All the films are adaptations of Mahua FunAge’s own stage productions and were made with mainland audiences in mind. And unlike some of its comical peers – for example, Xu Zheng and his wanderlust-driven gag fests Lost in Thailand (2012) and Lost in Hong Kong (2015) – Mahua is not exactly clamouring for global exposure.

A wise move, that, because it won’t be long before someone discovers that Good­bye, Mr Loser is a copy of 1986 Hollywood comedy drama Peggy Sue Got Married. (Mahua FunAge was at least honest when it came to Hello, Mr Billionaire, which was credited as a remake of Walter Hill’s 1985 film Brewster’s Millions.)
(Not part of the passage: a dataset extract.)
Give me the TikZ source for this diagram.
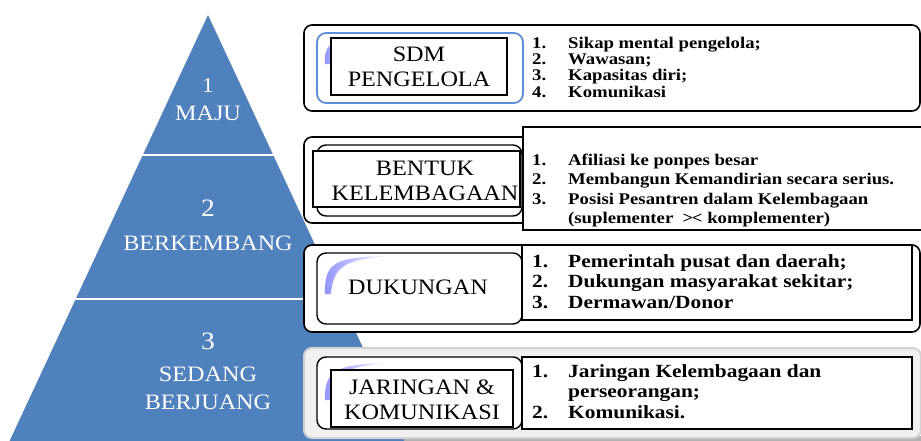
\documentclass[tikz,border=0pt]{standalone}
\usepackage{fontspec}
\setmainfont{Liberation Serif}
\newfontfamily\tagfont[FakeStretch=1.1]{Liberation Serif}
\newfontfamily\listfont[FakeStretch=1.15]{Liberation Serif}
\usepackage{tikz}
\usetikzlibrary{positioning}
\definecolor{pyrblue}{HTML}{4F81BD}
\definecolor{rimblue}{HTML}{5B8FD6}
\definecolor{swoosh}{HTML}{9494FF}

\begin{document}
\begin{tikzpicture}[x=1pt, y=-1pt,
    tier/.style={align=center, text=white, inner sep=0pt, font=\tagfont\fontsize{22}{28}\selectfont},
    frame/.style={draw, rounded corners=8pt, line width=1.6pt, fill=white},
    tagrim/.style={draw, rounded corners=9pt, line width=1.4pt, fill=white},
    tag/.style={draw, line width=1.4pt, fill=white, minimum width=#1},
    label/.style={align=center, inner sep=0pt, font=\tagfont\fontsize{22}{25}\selectfont},
    list/.style={draw, line width=1.4pt, fill=white},
    items/.style 2 args={align=left, anchor=base west, inner sep=0pt, font=\listfont\bfseries\fontsize{#1}{#2}\selectfont},
    wedge/.style={left color=swoosh, right color=swoosh!10},
]
    \useasboundingbox (0,0) rectangle (921,440);
    \clip (0,0) rectangle (921,440);

    % pyramid
    \fill[pyrblue] (208,15) -- (412,453) -- (4,453) -- cycle;
    \draw[white, line width=2.5pt] (140,155) -- (276,155);
    \draw[white, line width=2.5pt] (73,299) -- (343,299);
    \node[tier, anchor=north] (maju) at (208,78) {{\fontsize{21}{28}\selectfont 1}\\MAJU};
    \node[tier, anchor=north] (berkembang) at (208,199.5) {{\fontsize{25}{28}\selectfont 2}\\[6pt]BERKEMBANG};
    \node[tier, anchor=north] (berjuang) at (208,333) {{\fontsize{25}{28}\selectfont 3}\\[4pt]SEDANG\\BERJUANG};

    % SDM pengelola
    \node[frame, minimum width=616pt, minimum height=86pt] (sdmframe) at (612,68) {};
    \node[tagrim, draw=rimblue, line width=1.8pt, minimum width=206pt, minimum height=70pt] (sdmrim) at (420,68) {};
    \shade[wedge] (325,64) .. controls (324,46) and (329,39) .. (362,37) .. controls (338,40) and (331,46) .. (330,64) -- cycle;
    \node[tag=176pt, minimum height=57pt] (sdmbox) at (419,66.5) {};
    \node[label] (sdm) at (419,67) {SDM\\PENGELOLA};
    \node[items={16.3}{16.3}] (sdmlist) at (532,97) {%
        \makebox[36pt][l]{1.}Sikap mental pengelola;\\
        \makebox[36pt][l]{2.}Wawasan;\\
        \makebox[36pt][l]{3.}Kapasitas diri;\\
        \makebox[36pt][l]{4.}Komunikasi};

    % bentuk kelembagaan
    \node[frame, minimum width=316pt, minimum height=86pt] (bentukframe) at (462,180) {};
    \node[tagrim, minimum width=205pt, minimum height=71pt] (bentukrim) at (419.5,180.5) {};
    \node[tag=207pt, minimum height=56pt] (bentukbox) at (416.5,179) {};
    \node[label] (bentuk) at (425,180.5) {BENTUK\\KELEMBAGAAN};
    \node[list, minimum width=412pt, minimum height=103pt] (bentukpanel) at (729,178.5) {};
    \node[items={16.3}{19.5}] (bentuklist) at (532,223.5) {%
        \makebox[36pt][l]{1.}Afiliasi ke ponpes besar\\
        \makebox[36pt][l]{2.}Membangun Kemandirian secara serius.\\
        \makebox[36pt][l]{3.}Posisi Pesantren dalam Kelembagaan\\
        \makebox[36pt][l]{}(suplementer\ \ >\kern-1.5pt< komplementer)};

    % dukungan
    \node[frame, minimum width=616pt, minimum height=87pt] (dukframe) at (612,288.5) {};
    \node[tagrim, minimum width=205pt, minimum height=71pt] (dukrim) at (419.5,288.5) {};
    \shade[wedge] (325,294) .. controls (324,263) and (335,257) .. (386,256) .. controls (346,260) and (333,266) .. (331,294) -- cycle;
    \node[label] (dukungan) at (418,287) {DUKUNGAN};
    \node[list, minimum width=390pt, minimum height=75pt] (dukpanel) at (717,282.5) {};
    \node[items={18.6}{20.5}] (duklist) at (532,308) {%
        \makebox[36pt][l]{1.}Pemerintah pusat dan daerah;\\
        \makebox[36pt][l]{2.}Dukungan masyarakat sekitar;\\
        \makebox[36pt][l]{3.}Dermawan/Donor};

    % jaringan & komunikasi
    \fill[gray!60] (404,436) rectangle (921,441);
    \node[frame, draw=gray!35, fill=gray!12, line width=2pt, minimum width=617pt, minimum height=90pt] (jarframe) at (612.5,393) {};
    \node[tagrim, minimum width=205pt, minimum height=72pt] (jarrim) at (419.5,393) {};
    \shade[wedge] (325,400) .. controls (324,372) and (335,364) .. (386,363) .. controls (346,367) and (333,373) .. (331,400) -- cycle;
    \node[tag=182pt, minimum height=57pt] (jarbox) at (422,398.5) {};
    \node[label] (jaringan) at (422,399.5) {JARINGAN \&\\KOMUNIKASI};
    \node[list, minimum width=390pt, minimum height=72pt] (jarpanel) at (717,393) {};
    \node[items={18.6}{20.5}] (jarlist) at (532,418) {%
        \makebox[36pt][l]{1.}Jaringan Kelembagaan dan\\
        \makebox[36pt][l]{}perseorangan;\\
        \makebox[36pt][l]{2.}Komunikasi.};
\end{tikzpicture}
\end{document}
Chow Yun-fat (right) and Aaron Kwok in Project Gutenberg.

Mahua FunAge – whose Chinese name, Kaixin Mahua, translates as “Happy Doughnut” – is just the latest in a long line of canny operators cashing in on mass appeal. Its success is bizarre only in the fact that its silly and at times tasteless comedies have reigned supreme during a period of po-faced patriotism in public discourse.

Then again, maybe Mahua FunAge’s output fits rather than undermines the dominant national narrative: it’s worth remembering that Chinese authorities dialled down the rhetoric earlier this year by yanking propaganda film Amazing China from mainland screens before putting a halt to the film industry’s feeding frenzy for nationalistic war-drum movies in the wake of the success of Wolf Warrior 2 and Operation Red Sea. Even the masses seem to be experiencing patriotism fatigue, as shown by the withering online response to the re-release of Wolf Warrior 2.

Amid the China-United States trade war, as fears of an economic downturn deepen, comedies might be just what Beijing needs to appease public anxiety – and Mahua is dishing them out in spades. While its output can hardly be called ground­­breaking, its conquest of Chinese hearts and minds – with the films bolstered by stage performances in nearly every provincial capital in the country – says much about the state of China today.